For the panel, they ended up assembling me, FRANK DECARO, SIMON DOONAN, a hottie, and a black person. There was no host. We shot the pilot in front of an audience that looked like Death Row inmates on their day off, but at least they didn’t throw things. We dutifully covered women’s diets, recipes, and children’s car safety, but the producer lady was getting nervous about our performances. Sidling up to us, she murmured, “Guys, I need you to be more . . . more . . .” “Say it,” urged Doonan, as if watching The Rocky Horror Picture Show. Tense pause. “Be more faggy!” she blurted, her face turning a fabulous shade of fuchsia. Shock waves went through the studio. So this was a total minstrel show, and I was being counted on to be a big-fag Stepin Fetchit? After years of being told to tone it down, it was sort of refreshing to finally have someone say, “Be gayer, queen!” But a stereotype is still a stereotype, and I was actually relieved when the pilot wasn’t picked up, no one buying the idea that gay men are really like women. That freed me to work on my new pitch: Jew Talk.
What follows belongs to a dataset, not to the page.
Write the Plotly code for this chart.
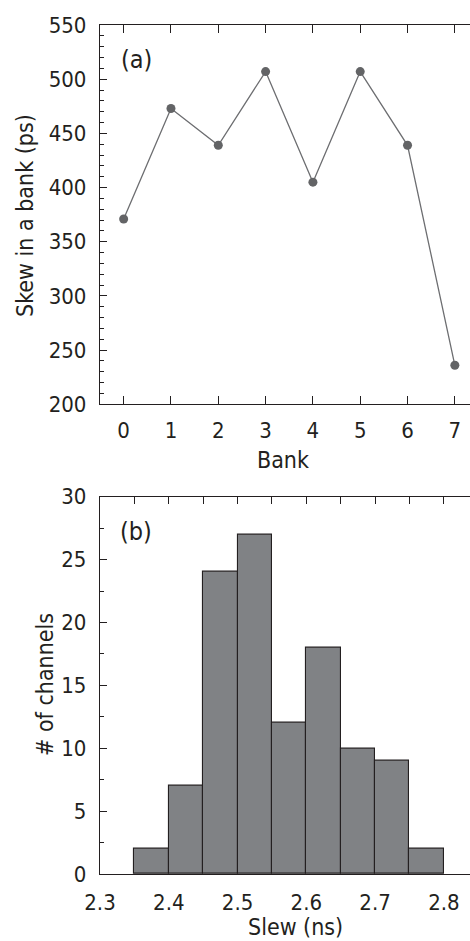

But just then the phone miraculously sounded again (via Verizon) and I was asked to audition for a game show with an all-gay cast. “But we’re not going to say you’re gay,” I was told, strangely, by the producer. Ugh, that was so gross! So unbelievably hideous! “Fine, I’ll do it,” I chirped. They assembled a panel of me, Frank DeCaro, a hottie, a black guy, and a lesbian. I got the job, but I didn’t want to go back to L.A. and do it when instead I could be this sad little semi-failure who kvetches for a living.

Have I ever told you about the time I was made up with pustules for Dawn of the Dead, only to be personally cut by

GEORGE ROMERO because I threw my arms in the air like DIANA ROSS? Fabulous!